Look through the data below. Pick out the lines holding the string "chart".
════════
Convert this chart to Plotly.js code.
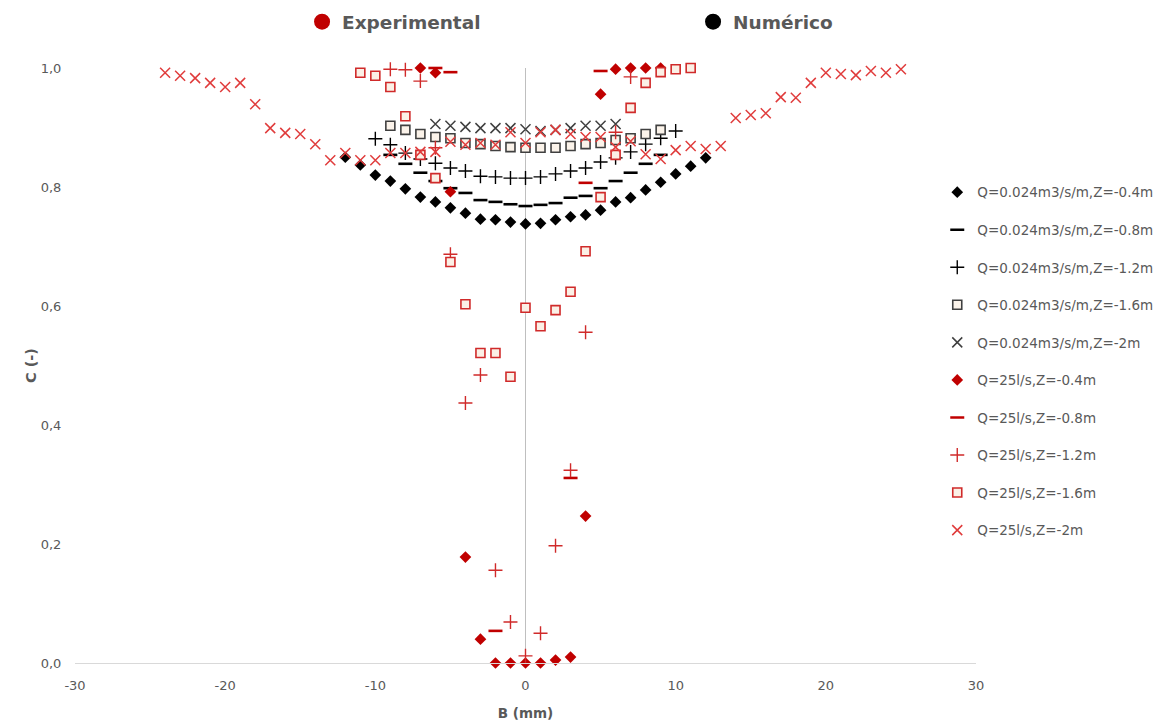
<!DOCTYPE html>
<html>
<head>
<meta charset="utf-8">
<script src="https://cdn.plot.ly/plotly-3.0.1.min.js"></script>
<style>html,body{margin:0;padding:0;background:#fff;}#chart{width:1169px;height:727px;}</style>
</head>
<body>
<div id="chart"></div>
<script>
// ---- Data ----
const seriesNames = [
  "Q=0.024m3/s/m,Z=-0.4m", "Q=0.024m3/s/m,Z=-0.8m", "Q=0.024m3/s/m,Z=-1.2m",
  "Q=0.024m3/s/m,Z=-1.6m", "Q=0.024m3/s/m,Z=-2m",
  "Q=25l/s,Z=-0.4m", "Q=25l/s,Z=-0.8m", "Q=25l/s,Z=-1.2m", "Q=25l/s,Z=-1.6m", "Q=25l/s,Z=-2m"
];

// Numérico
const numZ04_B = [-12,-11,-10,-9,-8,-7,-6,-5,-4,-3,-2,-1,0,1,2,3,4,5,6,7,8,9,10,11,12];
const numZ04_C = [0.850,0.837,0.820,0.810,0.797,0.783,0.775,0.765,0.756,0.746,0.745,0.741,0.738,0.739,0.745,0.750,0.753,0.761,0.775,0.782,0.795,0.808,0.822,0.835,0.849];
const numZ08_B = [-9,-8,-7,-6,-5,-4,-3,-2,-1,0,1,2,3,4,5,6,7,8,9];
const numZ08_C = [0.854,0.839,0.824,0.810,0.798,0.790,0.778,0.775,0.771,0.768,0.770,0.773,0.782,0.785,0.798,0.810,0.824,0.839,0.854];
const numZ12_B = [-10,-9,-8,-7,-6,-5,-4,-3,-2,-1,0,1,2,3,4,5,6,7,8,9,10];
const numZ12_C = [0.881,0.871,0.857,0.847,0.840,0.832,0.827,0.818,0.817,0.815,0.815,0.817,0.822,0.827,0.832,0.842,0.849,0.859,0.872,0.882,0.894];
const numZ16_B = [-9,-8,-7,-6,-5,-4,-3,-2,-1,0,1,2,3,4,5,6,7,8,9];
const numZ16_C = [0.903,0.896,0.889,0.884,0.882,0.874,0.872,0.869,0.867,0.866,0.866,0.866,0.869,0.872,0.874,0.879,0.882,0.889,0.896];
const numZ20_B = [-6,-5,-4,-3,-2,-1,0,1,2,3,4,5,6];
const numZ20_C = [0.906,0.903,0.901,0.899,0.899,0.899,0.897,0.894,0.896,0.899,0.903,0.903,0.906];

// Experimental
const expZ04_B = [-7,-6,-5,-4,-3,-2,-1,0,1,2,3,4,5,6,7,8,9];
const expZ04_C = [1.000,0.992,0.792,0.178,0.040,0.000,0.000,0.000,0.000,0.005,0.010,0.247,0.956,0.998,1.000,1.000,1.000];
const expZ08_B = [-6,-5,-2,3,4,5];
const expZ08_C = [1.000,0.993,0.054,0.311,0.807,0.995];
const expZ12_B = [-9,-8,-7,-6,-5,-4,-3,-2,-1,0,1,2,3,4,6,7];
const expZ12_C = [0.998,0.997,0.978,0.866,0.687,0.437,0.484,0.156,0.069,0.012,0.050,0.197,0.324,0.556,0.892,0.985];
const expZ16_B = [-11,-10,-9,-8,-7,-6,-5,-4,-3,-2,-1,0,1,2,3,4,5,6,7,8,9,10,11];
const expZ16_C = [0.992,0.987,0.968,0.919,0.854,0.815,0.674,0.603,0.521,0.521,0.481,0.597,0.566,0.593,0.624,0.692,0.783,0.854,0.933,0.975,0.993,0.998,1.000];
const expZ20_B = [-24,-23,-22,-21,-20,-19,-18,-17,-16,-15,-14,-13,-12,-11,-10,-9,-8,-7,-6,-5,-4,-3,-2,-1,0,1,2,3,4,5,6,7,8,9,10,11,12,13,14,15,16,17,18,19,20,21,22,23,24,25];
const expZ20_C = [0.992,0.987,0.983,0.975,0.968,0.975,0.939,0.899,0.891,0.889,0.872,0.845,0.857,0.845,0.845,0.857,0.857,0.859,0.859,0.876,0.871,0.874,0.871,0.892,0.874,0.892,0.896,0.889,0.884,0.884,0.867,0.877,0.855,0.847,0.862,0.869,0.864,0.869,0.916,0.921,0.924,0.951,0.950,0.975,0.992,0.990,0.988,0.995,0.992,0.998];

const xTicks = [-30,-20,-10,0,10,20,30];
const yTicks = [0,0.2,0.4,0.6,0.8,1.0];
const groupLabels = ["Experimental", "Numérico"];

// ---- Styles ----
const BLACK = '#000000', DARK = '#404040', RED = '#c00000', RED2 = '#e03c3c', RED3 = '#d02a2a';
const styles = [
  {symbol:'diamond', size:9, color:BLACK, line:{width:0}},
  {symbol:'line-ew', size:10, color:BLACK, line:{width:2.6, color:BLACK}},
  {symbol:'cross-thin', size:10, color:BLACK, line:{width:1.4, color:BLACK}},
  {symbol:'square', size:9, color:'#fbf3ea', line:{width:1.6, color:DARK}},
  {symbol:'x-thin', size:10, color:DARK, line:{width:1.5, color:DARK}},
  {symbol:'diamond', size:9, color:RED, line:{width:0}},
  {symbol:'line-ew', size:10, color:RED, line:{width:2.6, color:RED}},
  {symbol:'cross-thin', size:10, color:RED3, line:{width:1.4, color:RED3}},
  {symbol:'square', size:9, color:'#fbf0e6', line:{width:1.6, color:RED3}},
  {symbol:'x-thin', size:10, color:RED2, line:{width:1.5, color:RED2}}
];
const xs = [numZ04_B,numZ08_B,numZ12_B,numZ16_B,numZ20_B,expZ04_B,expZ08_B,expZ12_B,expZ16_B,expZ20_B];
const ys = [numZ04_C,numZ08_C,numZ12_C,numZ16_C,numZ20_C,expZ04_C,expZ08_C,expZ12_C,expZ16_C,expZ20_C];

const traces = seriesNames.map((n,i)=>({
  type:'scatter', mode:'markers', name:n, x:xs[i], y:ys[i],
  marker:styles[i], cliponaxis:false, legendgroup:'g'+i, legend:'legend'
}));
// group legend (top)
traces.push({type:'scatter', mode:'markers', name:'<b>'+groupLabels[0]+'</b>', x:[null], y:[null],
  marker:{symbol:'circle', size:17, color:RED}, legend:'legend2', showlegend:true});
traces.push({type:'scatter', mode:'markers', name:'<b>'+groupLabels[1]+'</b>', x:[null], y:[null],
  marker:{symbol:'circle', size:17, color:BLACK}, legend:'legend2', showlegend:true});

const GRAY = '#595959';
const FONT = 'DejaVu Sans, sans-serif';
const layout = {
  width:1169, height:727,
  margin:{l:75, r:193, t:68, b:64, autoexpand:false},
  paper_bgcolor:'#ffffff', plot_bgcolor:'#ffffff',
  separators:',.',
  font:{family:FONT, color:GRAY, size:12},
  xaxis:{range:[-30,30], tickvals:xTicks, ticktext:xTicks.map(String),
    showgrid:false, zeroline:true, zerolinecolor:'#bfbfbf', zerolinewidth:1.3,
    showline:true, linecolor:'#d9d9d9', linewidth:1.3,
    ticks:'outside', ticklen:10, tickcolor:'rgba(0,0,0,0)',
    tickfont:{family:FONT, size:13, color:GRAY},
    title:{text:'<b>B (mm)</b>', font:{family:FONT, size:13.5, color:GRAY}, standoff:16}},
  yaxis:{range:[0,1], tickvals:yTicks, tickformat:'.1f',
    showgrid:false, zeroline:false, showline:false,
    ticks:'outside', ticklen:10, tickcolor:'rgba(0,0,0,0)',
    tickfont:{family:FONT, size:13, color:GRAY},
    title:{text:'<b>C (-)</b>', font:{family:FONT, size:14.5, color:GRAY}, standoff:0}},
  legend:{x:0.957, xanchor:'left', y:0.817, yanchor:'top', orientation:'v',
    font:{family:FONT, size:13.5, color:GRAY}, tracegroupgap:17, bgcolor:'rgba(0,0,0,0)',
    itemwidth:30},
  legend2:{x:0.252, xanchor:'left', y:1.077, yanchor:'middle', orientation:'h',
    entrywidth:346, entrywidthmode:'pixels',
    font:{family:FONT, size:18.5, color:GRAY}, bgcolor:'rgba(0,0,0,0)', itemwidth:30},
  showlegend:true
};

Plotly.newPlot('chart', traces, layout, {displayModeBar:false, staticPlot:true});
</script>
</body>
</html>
════════
Worked answer:
Convert this chart to Plotly.js code.
<style>html,body{margin:0;padding:0;background:#fff;}#chart{width:1169px;height:727px;}</style>
<div id="chart"></div>
Plotly.newPlot('chart', traces, layout, {displayModeBar:false, staticPlot:true});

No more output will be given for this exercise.